# build a house for under 10k



## sw_va

We are wanting a build a house for 10k or less. As of now we have a homemade double wide. Trying to get ideas on which way to build it. It will need to be as energy efficent as possible. Thanks to everyone.


----------



## cnsper

You build an energy efficient house with thermal mass in mind. Forget about the R factor when you have mass.

Logs
Straw bales
cord wood
cob
earth bags
tires

If you have a hastings near you they have some good books that you can look at.


----------



## Friknnewguy

Federal GSA auctions online often have Surplus , used FEMA modular housing for sale cheap . Never bought anything from them so I don't know any kind of details , but it's free to look it up .


----------



## Marcus

Some of the used FEMA housing from Katrina goes for well under $10K if you're close to La. or East Texas.


----------



## lilmissy0740

sw_va said:


> We are wanting a build a house for 10k or less. As of now we have a homemade double wide. Trying to get ideas on which way to build it. It will need to be as energy efficent as possible. Thanks to everyone.

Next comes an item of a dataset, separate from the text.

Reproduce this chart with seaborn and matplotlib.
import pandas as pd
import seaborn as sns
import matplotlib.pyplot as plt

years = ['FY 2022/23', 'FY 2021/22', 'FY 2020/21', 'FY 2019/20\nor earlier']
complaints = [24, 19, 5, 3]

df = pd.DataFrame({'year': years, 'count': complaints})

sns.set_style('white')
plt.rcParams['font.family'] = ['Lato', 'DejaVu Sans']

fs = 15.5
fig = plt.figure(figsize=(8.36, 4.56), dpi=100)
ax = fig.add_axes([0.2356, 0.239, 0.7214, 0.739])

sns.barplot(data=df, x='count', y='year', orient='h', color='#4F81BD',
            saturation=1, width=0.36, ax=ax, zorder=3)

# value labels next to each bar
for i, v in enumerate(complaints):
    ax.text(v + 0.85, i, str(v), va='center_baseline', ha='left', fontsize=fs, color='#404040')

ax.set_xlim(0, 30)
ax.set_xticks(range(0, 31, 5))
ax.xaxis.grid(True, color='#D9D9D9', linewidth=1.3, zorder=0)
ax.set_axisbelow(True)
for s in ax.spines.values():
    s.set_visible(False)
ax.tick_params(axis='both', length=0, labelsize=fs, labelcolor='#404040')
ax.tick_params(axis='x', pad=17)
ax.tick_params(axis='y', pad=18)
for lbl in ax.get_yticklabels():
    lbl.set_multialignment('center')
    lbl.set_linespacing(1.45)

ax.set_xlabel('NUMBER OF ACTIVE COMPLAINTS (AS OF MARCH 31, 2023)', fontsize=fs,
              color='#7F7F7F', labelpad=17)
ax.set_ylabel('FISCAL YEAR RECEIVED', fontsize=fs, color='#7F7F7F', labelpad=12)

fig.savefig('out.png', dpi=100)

We put on a log addition with the chinking, we got the logs cut at a local saw mill, did the rest all by ourselves and it cost about $3000. We heat with a wood burner so it is always nice and toasty. In that price is 3 purchased windows and French doors.


----------



## Bobbb

-Cut your own logs. Mill them or have them milled. 
-Dig up lots of fieldstone, and I mean lots, and use it to cover the exterior of your house.
-Cut even more logs and mill them so that you have the lumber required to build a double walled house, thus having 12"-16" inch thick walls and very low heating/cooling costs.
-Go rent a concrete cutting saw and then go find yourself an outcropping of granite, limestone or whatever rock appeals to you and cut out floor tiles and kitchen counters.
-Cut up even more logs and have them milled so that you can stick frame your roof instead of using trusses.
-Cover the roof with either cedar shakes that you've cut yourself or find some slate and hack that into shingles.

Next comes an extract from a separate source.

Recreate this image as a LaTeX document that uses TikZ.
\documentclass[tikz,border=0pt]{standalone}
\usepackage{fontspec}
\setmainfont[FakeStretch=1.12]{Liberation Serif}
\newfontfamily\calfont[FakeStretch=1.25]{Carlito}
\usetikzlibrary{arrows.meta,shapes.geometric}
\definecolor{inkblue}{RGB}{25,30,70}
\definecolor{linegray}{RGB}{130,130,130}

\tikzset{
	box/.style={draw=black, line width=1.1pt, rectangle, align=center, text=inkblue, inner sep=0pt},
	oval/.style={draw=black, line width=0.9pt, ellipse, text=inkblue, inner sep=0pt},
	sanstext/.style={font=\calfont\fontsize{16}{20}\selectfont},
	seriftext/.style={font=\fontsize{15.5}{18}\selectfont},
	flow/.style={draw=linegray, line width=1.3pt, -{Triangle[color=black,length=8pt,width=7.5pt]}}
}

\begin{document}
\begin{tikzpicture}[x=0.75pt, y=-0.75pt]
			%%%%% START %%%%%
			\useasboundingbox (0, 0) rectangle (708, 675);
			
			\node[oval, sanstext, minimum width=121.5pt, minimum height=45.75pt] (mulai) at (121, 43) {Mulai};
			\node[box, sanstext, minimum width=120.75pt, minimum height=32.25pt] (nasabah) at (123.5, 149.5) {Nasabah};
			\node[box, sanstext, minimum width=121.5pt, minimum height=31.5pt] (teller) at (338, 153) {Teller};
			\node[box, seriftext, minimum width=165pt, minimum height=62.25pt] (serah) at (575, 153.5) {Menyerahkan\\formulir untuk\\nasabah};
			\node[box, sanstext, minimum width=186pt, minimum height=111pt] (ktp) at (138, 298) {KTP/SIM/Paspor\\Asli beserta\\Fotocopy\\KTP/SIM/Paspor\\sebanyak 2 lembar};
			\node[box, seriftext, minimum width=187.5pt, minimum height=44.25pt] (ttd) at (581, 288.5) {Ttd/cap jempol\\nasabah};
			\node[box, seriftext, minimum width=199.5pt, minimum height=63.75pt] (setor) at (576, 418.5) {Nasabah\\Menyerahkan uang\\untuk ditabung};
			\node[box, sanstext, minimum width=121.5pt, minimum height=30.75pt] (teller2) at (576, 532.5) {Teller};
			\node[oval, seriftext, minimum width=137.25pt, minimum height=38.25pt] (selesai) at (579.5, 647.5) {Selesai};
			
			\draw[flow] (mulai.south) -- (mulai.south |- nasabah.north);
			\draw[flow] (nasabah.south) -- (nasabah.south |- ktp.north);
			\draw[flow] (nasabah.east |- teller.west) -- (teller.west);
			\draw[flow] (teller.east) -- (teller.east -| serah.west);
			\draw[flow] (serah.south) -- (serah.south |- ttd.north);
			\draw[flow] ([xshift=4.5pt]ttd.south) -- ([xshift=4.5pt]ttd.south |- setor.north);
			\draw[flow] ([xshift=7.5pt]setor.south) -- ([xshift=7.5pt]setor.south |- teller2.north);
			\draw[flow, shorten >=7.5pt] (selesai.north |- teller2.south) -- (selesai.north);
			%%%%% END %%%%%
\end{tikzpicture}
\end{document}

Every product that you buy for your house has a labor value embedded into price alongside the manufacturer's charges for capital equipment, distribution, sales expenses, and profit. The actual material value of the items that you buy is a small fraction of what they cost you. If saving money is of paramount importance to you then you're going to need to trade your labor for the labor of the people who make housing products. 

Don't buy ceramic tiles, make your own. Don't buy a kitchen sink, find a big, "soft" rock and carve one yourself. Don't buy wood flooring, make it yourself. 

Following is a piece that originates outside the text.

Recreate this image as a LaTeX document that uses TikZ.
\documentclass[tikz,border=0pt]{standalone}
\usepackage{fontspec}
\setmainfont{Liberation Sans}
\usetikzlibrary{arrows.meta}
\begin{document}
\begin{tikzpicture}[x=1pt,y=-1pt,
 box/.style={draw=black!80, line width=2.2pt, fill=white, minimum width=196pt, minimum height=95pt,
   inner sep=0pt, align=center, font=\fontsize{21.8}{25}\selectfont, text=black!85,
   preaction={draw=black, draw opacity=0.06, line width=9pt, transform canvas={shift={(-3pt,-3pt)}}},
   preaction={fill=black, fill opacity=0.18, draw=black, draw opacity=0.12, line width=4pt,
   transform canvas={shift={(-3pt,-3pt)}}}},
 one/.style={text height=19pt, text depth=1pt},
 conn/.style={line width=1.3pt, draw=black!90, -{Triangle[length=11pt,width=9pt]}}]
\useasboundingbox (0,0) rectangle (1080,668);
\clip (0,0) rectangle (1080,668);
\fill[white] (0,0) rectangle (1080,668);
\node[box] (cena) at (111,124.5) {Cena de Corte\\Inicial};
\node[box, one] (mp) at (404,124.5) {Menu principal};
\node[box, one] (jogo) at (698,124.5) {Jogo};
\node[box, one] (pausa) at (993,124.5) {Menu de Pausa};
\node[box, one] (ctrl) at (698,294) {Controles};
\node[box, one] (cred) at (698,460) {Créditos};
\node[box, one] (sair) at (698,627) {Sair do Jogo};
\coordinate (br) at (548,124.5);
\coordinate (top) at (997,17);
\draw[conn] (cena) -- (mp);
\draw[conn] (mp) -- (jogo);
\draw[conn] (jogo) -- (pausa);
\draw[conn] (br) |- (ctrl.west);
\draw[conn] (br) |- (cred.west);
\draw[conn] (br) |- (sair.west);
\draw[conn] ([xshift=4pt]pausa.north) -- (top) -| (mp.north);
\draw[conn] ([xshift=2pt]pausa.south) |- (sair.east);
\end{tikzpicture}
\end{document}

Trade your time and your effort and make stuff rather than paying other people to make it for you.


----------



## seanallen

Ennergy efficient as possible: underground. Dirtpacked n stacked tires for retaining walls. Self milled logs for joists. Several different roof systems to choose from. Underground is best for efficiency, though.


----------



## sw_va

I would not be able to go underground. I have experince in all construction trades but very little in masonry. I would do log cabin just not sure on how. I have about 20 double pane windows and a couple of doors. As of now there is t1-11 on our doublewide that i will be taken of when tear it down. The trailer is 30x80 i plan on using most of the stuff from the trailer.


----------



## Bobbb

sw_va said:


> I would not be able to go underground. I have experince in all construction trades but very little in masonry. I would do log cabin just not sure on how. I have about 20 double pane windows and a couple of doors. As of now there is t1-11 on our doublewide that i will be taken of when tear it down. The trailer is 30x80 i plan on using most of the stuff from the trailer.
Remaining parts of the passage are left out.